Guts and gutters
New Picture, The Work of Bea FeitlerBetween Bridges, Berlin
13 September – 4 November 2017
Curated by Marte Eknæs and Nicolau Vergueiro
The Brazilian art director and designer Bea Feitler (1938-82) said of magazines that ‘you can’t look at one page alone – you have to visualise what comes before and after’. This idea was at the core of an exhibition, the first dedicated solely to the designer, reflecting her achievements at Berlin’s Between Bridges gallery. Spanning her work from the 1950s to her untimely death in 1982, ‘New Picture’ presents across two rooms her work for Harper’s Bazaar, Ms., Rolling Stone and the modern Vanity Fair. Exploring Feitler’s definitive lines, persuasive elegance and dynamic style across a diverse range of cultural artefacts, it becomes clear that such a retrospective is long overdue.
Curators Marte Eknæs and Nicolau Vergueiro don’t present one period at a time, but instead lay out materials so that you can visualise the ‘before and after’ of Feitler’s entire career. Eclectic groupings of magazines, books and personal photos from various periods blend together in three display cases, with reproductions of covers of Ms. magazine and Harper’s Bazaar providing the show with its central architecture. In one case, Feitler’s early design for the Brazilian 1960s political magazine Senhor sits alongside spreads from Feitler’s 1970s Rolling Stone collaborations with Annie Leibovitz (who called the designer her first great mentor) and Feitler’s bold prototype for the 1980s revival of Vanity Fair, which appeared shortly after her death.
Feitler was a designer who combined references from pop with politics, art and classic cinema with fashion, saying, ‘It doesn’t matter what I make, whether it’s aesthetic or commercial, it all comes from my guts’. The arrangement of the works reflects this sensibility, and brings to attention Feitler’s distinct visual themes: a recurring fascination with the feminine silhouette, an architectural use of typography, an exploration of the centrefold’s gutter as a structural device, and the use of monumental shifts of scale for comic or sublime effect.
The most striking element of the show is the way the covers are displayed on the walls, so large that the women in the frames approach life size. The first room displays covers belonging to the uncompromising feminist magazine Ms., while in the second, covers and spreads from the fashionable Harper’s sway from a swinging poster display. Feitler became co-art director of the latter title at age 25 with the similarly young Ruth Ansel and together they brought to Harper’s what they saw on the streets: the brightly coloured dandyism of the newly emancipated young, the kaleidoscopic energy of the shifting political and cultural landscape, spliced together with Day-Glo and brightly coloured paper cut-outs. This display brings the Swinging Sixties back to life.

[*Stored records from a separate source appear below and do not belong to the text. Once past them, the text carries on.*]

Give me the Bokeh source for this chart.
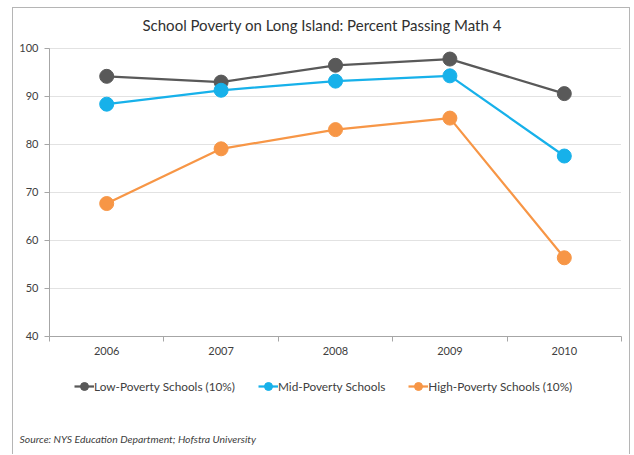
from bokeh.plotting import figure
from bokeh.models import FixedTicker, Legend, LegendItem, Label, Range1d
from bokeh.embed import file_html
from bokeh.resources import INLINE

years = [2006, 2007, 2008, 2009, 2010]
low_poverty = [94.2, 93.0, 96.5, 97.8, 90.6]
mid_poverty = [88.4, 91.3, 93.2, 94.3, 77.6]
high_poverty = [67.7, 79.1, 83.1, 85.5, 56.4]
series_names = ["Low-Poverty Schools (10%)", "Mid-Poverty Schools", "High-Poverty Schools (10%)"]
series_colors = ["#595959", "#17b1ea", "#f79646"]
y_ticks = [40, 50, 60, 70, 80, 90, 100]
title_text = "School Poverty on Long Island: Percent Passing Math 4"
source_text = "Source: NYS Education Department; Hofstra University"

FONT = "Lato"
X_LO, X_HI = years[0] - 0.5, years[-1] + 0.5
Y_LO, Y_HI = y_ticks[0], y_ticks[-1]

# frame covers the whole figure; ranges chosen so plot area matches reference
p = figure(width=618, height=447, output_backend="svg", toolbar_location=None,
           x_range=Range1d(2005.1853, 2010.5874), y_range=Range1d(15.208, 108.333),
           min_border_left=0, min_border_right=0, min_border_top=0, min_border_bottom=0)
p.styles = {"margin-left": "12px", "margin-top": "7px", "border-top": "1px solid #b5b5b5",
            "border-left": "1px solid #b5b5b5", "border-right": "1px solid #b5b5b5"}
p.outline_line_color = None
p.background_fill_color = "white"
p.border_fill_color = "white"

# x axis
p.xaxis.fixed_location = Y_LO
p.xaxis.bounds = (X_LO, X_HI)
p.xaxis.ticker = FixedTicker(ticks=years, minor_ticks=[y - 0.5 for y in years] + [X_HI])
p.xaxis.major_tick_line_color = None
p.xaxis.major_tick_out = 5
p.xaxis.minor_tick_line_color = "#a6a6a6"
p.xaxis.minor_tick_out = 5
p.xaxis.minor_tick_in = 0
p.xaxis.axis_line_color = "#a6a6a6"
p.xaxis.major_label_text_font = FONT
p.xaxis.major_label_text_font_size = "11px"
p.xaxis.major_label_text_color = "#404040"
p.xaxis.major_label_standoff = 6

# y axis
p.yaxis.fixed_location = X_LO
p.yaxis.bounds = (Y_LO, Y_HI)
p.yaxis.ticker = FixedTicker(ticks=y_ticks, minor_ticks=[])
p.yaxis.major_tick_line_color = "#a6a6a6"
p.yaxis.major_tick_out = 5
p.yaxis.major_tick_in = 0
p.yaxis.axis_line_color = "#a6a6a6"
p.yaxis.major_label_text_font = FONT
p.yaxis.major_label_text_font_size = "11px"
p.yaxis.major_label_text_color = "#404040"
p.yaxis.major_label_standoff = 6

p.xgrid.grid_line_color = None
try:
    p.ygrid.cross_bounds = (X_LO, X_HI)
    p.ygrid.grid_line_color = "#c4c4c4"
    p.ygrid.grid_line_dash = "1 1"
except Exception:
    p.ygrid.grid_line_color = None
    p.segment(x0=[X_LO] * len(y_ticks), x1=[X_HI] * len(y_ticks), y0=y_ticks, y1=y_ticks,
              line_color="#c4c4c4", line_dash="1 1", line_width=1)

items = []
for vals, name, color in zip([low_poverty, mid_poverty, high_poverty], series_names, series_colors):
    r1 = p.line(years, vals, line_color=color, line_width=2.25)
    r2 = p.scatter(years, vals, size=14, fill_color=color, line_color=color)
    items.append(LegendItem(label=name, renderers=[r1, r2]))

legend = Legend(items=items, orientation="horizontal", location=(61, 59),
                label_text_font=FONT, label_text_font_size="11.8px", label_text_color="#404040",
                glyph_width=20, glyph_height=20, label_standoff=0, spacing=23,
                border_line_color=None, background_fill_alpha=0, padding=0, margin=0)
p.add_layout(legend, "center")

p.add_layout(Label(x=129, y=431, x_units="screen", y_units="screen", text=title_text,
                   text_font=FONT, text_font_size="15px", text_color="#303030",
                   text_align="left", text_baseline="middle"))
p.add_layout(Label(x=6, y=17, x_units="screen", y_units="screen", text=source_text,
                   text_font=FONT, text_font_size="10.4px", text_font_style="italic",
                   text_color="#404040", text_align="left", text_baseline="middle"))

open("out.html", "w").write(file_html(p, INLINE))
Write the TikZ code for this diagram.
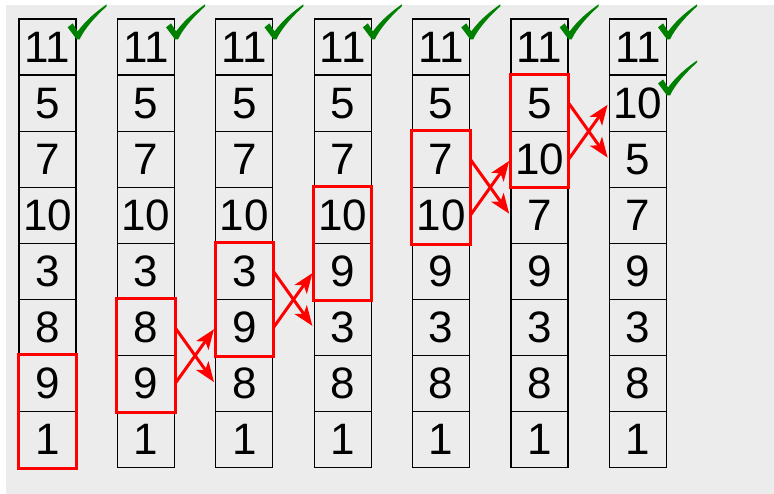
\documentclass[tikz,border=0pt]{standalone}
\usepackage{fontspec}
\setmainfont{Liberation Sans}
\usetikzlibrary{arrows.meta}
\definecolor{panel}{HTML}{ECECEC}
\definecolor{tickgreen}{HTML}{008000}

\begin{document}
\begin{tikzpicture}[x=1pt,y=-1pt,
  cell/.style={draw,line width=1.3pt,minimum width=57pt,minimum height=56.1pt,
    inner sep=0pt,font=\fontsize{44}{44}\selectfont},
  pairbox/.style={draw=red,line width=3pt},
  swaparrow/.style={red,line width=3pt,-{Stealth[length=20pt,width=15pt,inset=5pt]},shorten >=2pt},
  checkmark/.style={fill=tickgreen}]
  \useasboundingbox (0,0) rectangle (774,494);
  \fill[panel] (6,5) rectangle (774,494);
  % one column per pass
  \foreach \c/\vals in {1/{11,5,7,10,3,8,9,1},2/{11,5,7,10,3,8,9,1},
      3/{11,5,7,10,3,9,8,1},4/{11,5,7,10,9,3,8,1},5/{11,5,7,10,9,3,8,1},
      6/{11,5,10,7,9,3,8,1},7/{11,10,5,7,9,3,8,1}}{
    \foreach \v [count=\r] in \vals
      \node[cell] (c\c-\r) at ({47.5+98.4*(\c-1)},{19+56.1*(\r-0.5)}) {\v};
  }
  % compared pairs
  \draw[pairbox] (c1-7.north west) rectangle (c1-8.south east);
  \draw[pairbox] (c2-6.north west) rectangle (c2-7.south east);
  \draw[pairbox] (c3-5.north west) rectangle (c3-6.south east);
  \draw[pairbox] (c4-4.north west) rectangle (c4-5.south east);
  \draw[pairbox] (c5-3.north west) rectangle (c5-4.south east);
  \draw[pairbox] (c6-2.north west) rectangle (c6-3.south east);
  % swaps
  \draw[swaparrow] (c2-6.east) -- (c3-7.west);
  \draw[swaparrow] (c2-7.east) -- (c3-6.west);
  \draw[swaparrow] (c3-5.east) -- (c4-6.west);
  \draw[swaparrow] (c3-6.east) -- (c4-5.west);
  \draw[swaparrow] (c5-3.east) -- (c6-4.west);
  \draw[swaparrow] (c5-4.east) -- (c6-3.west);
  \draw[swaparrow] (c6-2.east) -- (c7-3.west);
  \draw[swaparrow] (c6-3.east) -- (c7-2.west);
  % settled values
  \foreach \cl in {c1-1,c2-1,c3-1,c4-1,c5-1,c6-1,c7-1,c7-2}
    \fill[checkmark,shift={(\cl.north east)}] (-9,9) -- (-4,5) -- (1,13)
      .. controls (10,1) and (20,-7) .. (30,-14) -- (30,-12)
      .. controls (20,-3) and (8,10) .. (3,21) -- (0,21) -- cycle;
\end{tikzpicture}
\end{document}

‘New Picture’ presents a selective history of Ms., bypassing its occasional cultural appropriations in the name of Second-Wave Feminism. It imbues Feitler’s covers with newfound cultural and political relevance, situating the art director in conversation with current feminist projects. The cover of ‘The Beauty Queen Who Wouldn’t’ issue, with its unexpected, sophisticated portrait of a beauty queen, is surely a predecessor of the contemporary art direction of The Gentlewoman, with its candid, intimate portraits of women and rejection of overly sexualised images. Feitler’s all-type, green and pink Day-Glo Christmas special declaring, ‘Peace on earth good will to people’ (instead of ‘good will to men’) was a sell-out at the time, defying the conventional wisdom that all-type covers are newsstand disasters. This finds its echo in the magazine Riposte (designed by Shaz Madani, see Eye 92), which from its first issue used all-type covers in an arresting two-tone colour palette.
‘New Picture’ has a two-fold relevance. It brings to the forefront an underappreciated designer at the heart of the ‘golden age’ of magazines whose signature cuts across the look of an era. Without Feitler, we wouldn’t have a naked John Lennon wrapped around Yoko Ono on the cover of Rolling Stone, or White Women by Helmut Newton. ‘New Picture’ also shows Feitler as the crafter of an influential new language, which laid the groundwork for the current search for empowering representation of all genders in the mainstream.
Cover for Ms. magazine, December 1972. Feitler brought the bright, Day-Glo colours popular during the 1960s to the magazine covers of the early 1970s, making them all the more striking on the newsstand.
Top: Harper’s Bazaar, January 1967. This feature spread ‘The Body’ shows two models wearing nylon and knit swimwear by Jantzen (left) and Brigance for Sinclair (right), photographed by Hiro. Art direction: Bea Feitler and Ruth Ansel. Private collection, Hearst Communications, Inc.